An interesting remark, insofar as the Masonic and humanist tradition that lies at the roots of the French Revolution and Republic are all for “spirituality” without the Holy Trinity and reject dogmas as the main hindrance to freedom and liberty.

She was in fact echoing the gist of Patrick Kessel’s speech for the occasion, in which the president of the “Comité Laïcité République” piled shame on those who oppose gay “marriage,” abortion, and other manifestations of the culture of death. Kessel explicitly called for cross-party union between the left and the right to legalize euthanasia, as they have already, in perfect Masonic “fraternity,” united to impose legal abortion and same-sex “marriage.” Kessel was formerly the Grand Master of the largest Masonic Lodge in France, the left-leaning Grand Orient. He now holds official posts in the High Council for Integration (of immigrant minorities) and in the Observatory of secularism created by President Chirac in 2007 and given a more effective role by socialist president François Hollande in 2013.
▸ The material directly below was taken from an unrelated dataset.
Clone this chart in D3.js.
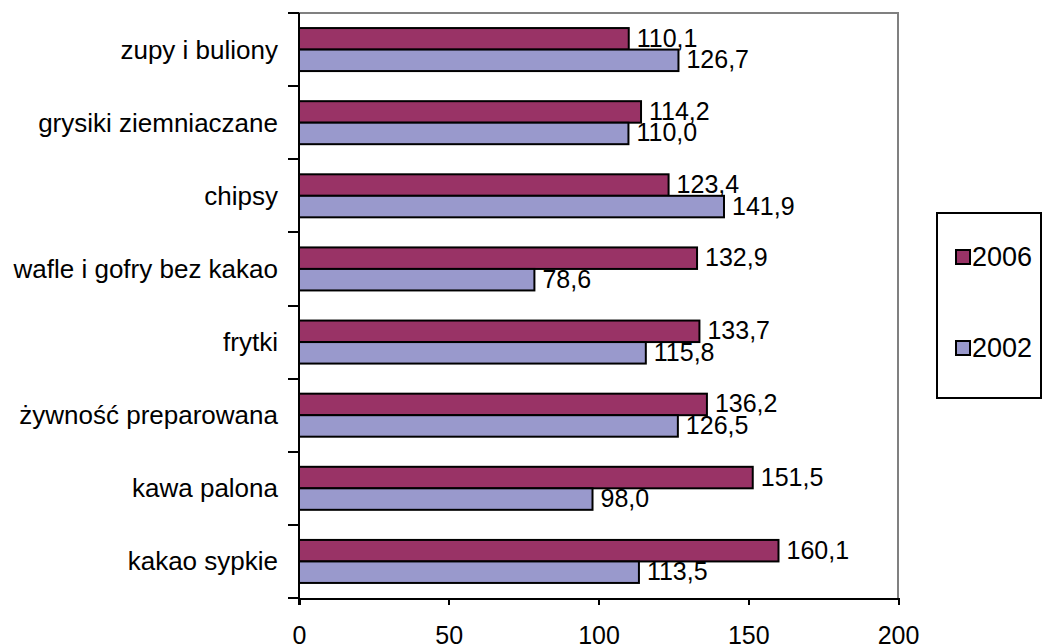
<!DOCTYPE html>
<html lang="pl">
<head>
<meta charset="utf-8">
<title>Bar chart 2002 / 2006</title>
<script src="https://d3js.org/d3.v7.min.js"></script>
<style>
	body { margin: 0; background: #fff; }
	svg text { font-family: "Liberation Sans", Arial, sans-serif; fill: #000; }
	.axis path, .axis line { stroke: #000; stroke-width: 2px; shape-rendering: crispEdges; }
</style>
</head>
<body>
<script>
// data, top to bottom
var categories = ["zupy i buliony", "grysiki ziemniaczane", "chipsy", "wafle i gofry bez kakao",
	"frytki", "żywność preparowana", "kawa palona", "kakao sypkie"];
var series = ["2006", "2002"];
var values2006 = [110.1, 114.2, 123.4, 132.9, 133.7, 136.2, 151.5, 160.1];
var values2002 = [126.7, 110.0, 141.9, 78.6, 115.8, 126.5, 98.0, 113.5];
var xTicks = [0, 50, 100, 150, 200];
var colors = {"2006": "#993366", "2002": "#9999cc"};

var width = 1043, height = 644;
var plot = {left: 299, right: 898, top: 13, bottom: 598};

var rows = categories.map(function(c, i) {
	return {cat: c, vals: [{s: "2006", v: values2006[i]}, {s: "2002", v: values2002[i]}]};
});

var fmt = function(v) { return d3.format(".1f")(v).replace(".", ","); };

var svg = d3.select("body").append("svg")
	.attr("width", width)
	.attr("height", height);

var xScale = d3.scaleLinear().domain([0, 200]).range([plot.left, plot.right]);
var yScale = d3.scaleBand().domain(categories).range([plot.top, plot.bottom]);
var inner = d3.scaleBand().domain(series).range([0, yScale.step()]).paddingOuter(0.7);

// plot frame (grey top/right)
svg.append("path")
	.attr("d", "M" + plot.left + "," + plot.top + "H" + plot.right + "V" + plot.bottom)
	.attr("fill", "none")
	.attr("stroke", "#808080")
	.attr("stroke-width", 2);

// bars
var groups = svg.selectAll(".row")
	.data(rows)
	.enter().append("g")
	.attr("class", "row")
	.attr("transform", function(d) { return "translate(0," + yScale(d.cat) + ")"; });

groups.selectAll("rect")
	.data(function(d) { return d.vals; })
	.enter().append("rect")
	.attr("x", xScale(0))
	.attr("y", function(d) { return inner(d.s); })
	.attr("width", function(d) { return xScale(d.v) - xScale(0); })
	.attr("height", inner.bandwidth())
	.attr("fill", function(d) { return colors[d.s]; })
	.attr("stroke", "#000")
	.attr("stroke-width", 2);

groups.selectAll(".lbl")
	.data(function(d) { return d.vals; })
	.enter().append("text")
	.attr("class", "lbl")
	.attr("x", function(d) { return xScale(d.v) + 8; })
	.attr("y", function(d) { return inner(d.s) + inner.bandwidth() / 2 + 8; })
	.style("font-size", "25px")
	.text(function(d) { return fmt(d.v); });

// y axis: ticks between categories
var yLine = svg.append("g").attr("class", "axis");
yLine.append("line")
	.attr("x1", plot.left).attr("x2", plot.left)
	.attr("y1", plot.top).attr("y2", plot.bottom + 7);
yLine.selectAll(".tk")
	.data(d3.range(categories.length + 1))
	.enter().append("line")
	.attr("class", "tk")
	.attr("x1", plot.left - 11).attr("x2", plot.left)
	.attr("y1", function(i) { return plot.top + i * yScale.step(); })
	.attr("y2", function(i) { return plot.top + i * yScale.step(); });

svg.selectAll(".cat")
	.data(categories)
	.enter().append("text")
	.attr("class", "cat")
	.attr("x", 278)
	.attr("y", function(d) { return yScale(d) + yScale.step() / 2 + 9; })
	.attr("text-anchor", "end")
	.style("font-size", "26px")
	.text(function(d) { return d; });

// x axis
var xAxis = d3.axisBottom(xScale).tickValues(xTicks).tickSize(7).tickSizeOuter(0).tickPadding(21);
svg.append("g")
	.attr("class", "axis")
	.attr("transform", "translate(0," + plot.bottom + ")")
	.call(xAxis)
	.selectAll("text")
	.style("font-size", "25px")
	.style("font-family", "'Liberation Sans', Arial, sans-serif");

// legend
var legend = svg.append("g");
legend.append("rect")
	.attr("x", 937).attr("y", 213)
	.attr("width", 104).attr("height", 185)
	.attr("fill", "#fff")
	.attr("stroke", "#000")
	.attr("stroke-width", 2);

var legItems = legend.selectAll(".leg")
	.data(series)
	.enter().append("g")
	.attr("class", "leg")
	.attr("transform", function(d, i) { return "translate(956," + (250 + i * 91) + ")"; });
legItems.append("rect")
	.attr("width", 14).attr("height", 14)
	.attr("fill", function(d) { return colors[d]; })
	.attr("stroke", "#000")
	.attr("stroke-width", 2);
legItems.append("text")
	.attr("x", 16).attr("y", 16)
	.style("font-size", "27px")
	.text(function(d) { return d; });
</script>
</body>
</html>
The prize awarded to Shevchenko was explicitly linked during the ceremony to the famous painting of Delacroix, Liberty Guiding the People, in which a bare-breasted Marianne, the symbol of the French Republic, leads a revolt against the constitutional monarchy in 1830.

Shevchenko also served as inspiration to Olivier Ciappa, the designer of France’s basic postage stamps that bear a drawing of “Marianne – or so he said – and she was quick to pick up the story by tweeting on July 15, 2013: “FEMEN is on French stamp. Now all homophobes, extremists, fascists will have to lick my — when they want to send a letter. @Femen_France”

Bernard Antony, president of the AGRIF, reacted to the award in a statement in which he remarked that the event had “usefully and significantly proved the Masonic manipulation to which these pitiable poor fantasized girls” have fallen victim. He called Shevchenko the “Pasionaria of the extremist secularist anti-Christian hate group of the Femen,” a “champion of violence in exhibitionist breast-baring.” Speculating that Shevchenko had not undressed for the event because of some kind of “bourgeois timidity,” he deplored that Hidalgo should not have had the “delicacy to be the first to unhook” her “archaic bra” with “militant simplicity.”

On a graver note, he added: “Had there been by chance, in the Grand Salon, a woman who was not under the domination of the Grand Orient, she could have drawn ‘sister’ Shevchenko’s attention to the fact that as far as ‘religious extremism’ goes, apart from that of jihadist Islam, it manifests itself most plainly in the gnostic Masonic religion under the cover of secularist domination,” Antony concluded.